A morte, apesar de ser a realidade humana mais certa, surge sempre como uma surpresa. Sabia que, de há muito, a saúde do meu amigo Monge estava bastante fragilizada. Contudo, não esperava pela notícia da sua morte, que me foi dada por um amigo comum. Nem eu nem ninguém. Partiu, inesperadamente, sem nos ter dado a possibilidade de lhe dizermos: até logo, Monge!
Quem o socorreu foi uma das equipas de apoio ao domicílio da sua Cáritas Diocesana de Beja. Não foi um mero acaso. Tinha de ser assim: Com a ajuda de dedicados colaboradores e a confiança de D. Manuel Falcão e de D. António Vitalino, ele tinha erguido o serviço de higiene pessoal e da casa, bem como o fornecimento de refeições na residência das pessoas com debilidades sociais e/ou económicas. Foram, precisamente, algumas das pessoas que agora prestam este serviço que o ergueram do chão onde o encontraram prostrado.

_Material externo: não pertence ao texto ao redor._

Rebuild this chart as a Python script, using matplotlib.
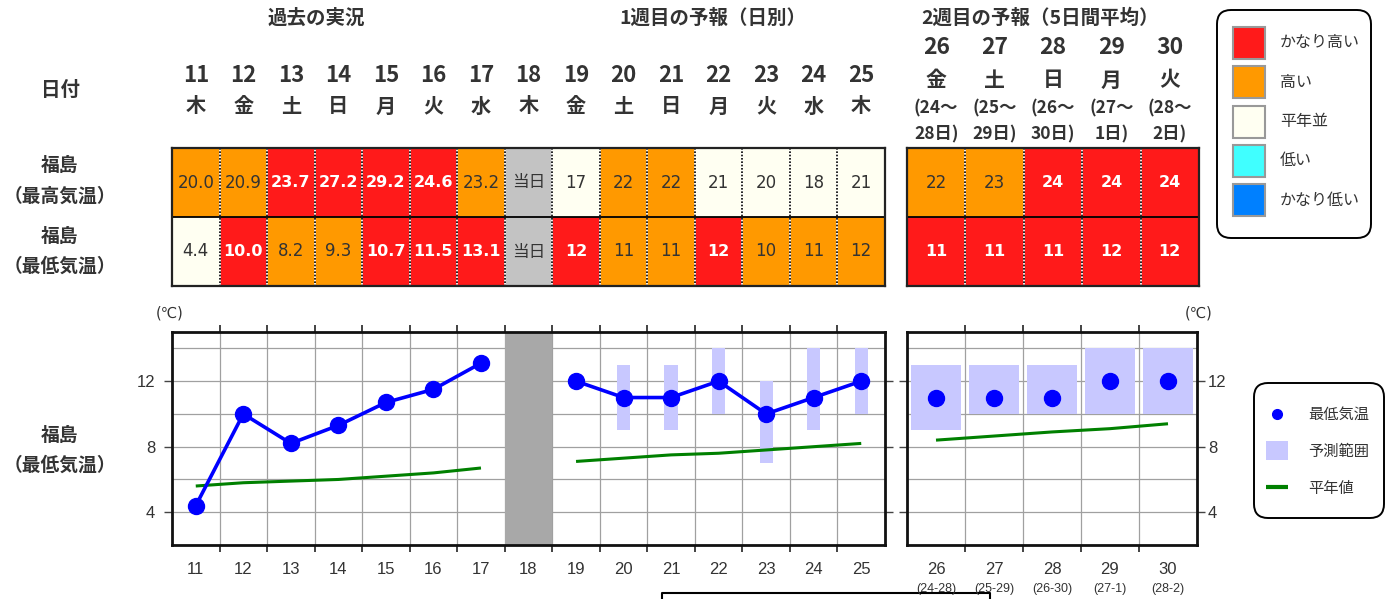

Mas não foi só este rasto de bem-fazer que Manuel Monge deixou; muitos outros que se tornaram visíveis e outros que levou no segredo do seu coração. Estou a pensar no cuidado que colocava no acolhimento a pessoas que procuravam a Cáritas por falta de meios para subsistirem com o mínimo de dignidade. Criou um serviço de atendimento social de proximidade com muita qualidade e eficaz, tanto quanto as circunstâncias o permitiam, nas respostas aos problemas apresentados. Procurou ter sempre uma atenção mais especial aos “últimos dos últimos”. Por isso, muitas vezes o ouvi falar das suas preocupações com a promoção comunitária do Bairro de Nossa Senhora da Esperança, onde a Cáritas tinha uma ação muito intensa. Era também com esperança na recuperação do ser humano por muito profundo que fosse o seu estado de degradação que colocava todos os seus empreendimentos sociais e espirituais. A este propósito recordo o nascimento da “Horta Nova”. Sou testemunha do seu entusiasmo e das lutas que teve de travar para conseguir criar a Comunidade terapêutica destinada a pessoas dominadas por aditivos de qualquer tipo. Passava lá tanto tempo que muitas vezes lhe cheguei a perguntar se a sede da Cáritas Diocesana tinha sido transferida para lá. Muito suor e grande pedaço da sua vida despendeu nesta resposta social. Tudo isto sem esquecer a criação e animação de grupos paroquiais de ação caritativa, pois sabia que era na paróquia que estava a eficácia e eficiência do cuidado aos pobres.
Sempre apreciei em Manuel Monge o seu sentido de lealdade. Fui beneficiário desse seu nobre sentimento não só como seu colega, mas também enquanto colaborador da Cáritas Diocesana de Setúbal, partilhando experiências e realizando visitas mútuas. Esta relação manteve-se quando partilhámos as mesmas tarefas na última da Direções da Cáritas Portuguesa, presidida por esse sublime ser humano, o Dr. Acácio Catarino, que sei ter pelo Monge (a morte não destrói sinceros sentimentos afetivos) um apreço muito grande. Quando fui convidado para ser eu a receber o testemunho do cargo exercido pelo Dr. Acácio, tive nele um disponível cooperante sem receios de se sentir ensombrado pela minha nova missão. Também não deveria ter sido por coincidência que tomei posse no dia da celebração do seu aniversário natalício. Já lá vão 19 anos. Sempre foi um amigo.
Nos últimos anos, não contactámos tanto, por opção dele. A saída da Cáritas alterou a sua vida, tal era o amor que lhe tinha e a quantidade de tempo que preenchia a sua vida. Mas tudo o que é terreno, tem um princípio e um fim e neste tipo de funções há que saber sair. Ao deixar a sua missão optou por se ocupar com o cultivo do pedacinho de terra que, entretanto, tinha adquirido. Talvez isso tivesse estado na origem do seu isolamento. Mas esta sua escolha em nada diminuiu o apreço dos que éramos seus amigos.
Tinha imperfeições? Quem não as tem? Prefiro deixar a Deus a missão de as julgar, pois só Ele o sabe fazer com justiça, porque sempre rico de infinita misericórdia.
Manuel Monge foi um homem de Cáritas, ou seja, impregnado de amor pelos outros. Também foi da Cáritas. Pelo tanto a que a ela deu era sua pertença e assim continuará, agora com responsabilidades acrescidas que são as de interceder por esta instituição da Igreja junto de Deus.
Amigo, não te esqueças de mim. Bem sabes como preciso. Como não tive oportunidade de te dizer de viva voz, faço-o por este meio: até logo, Monge!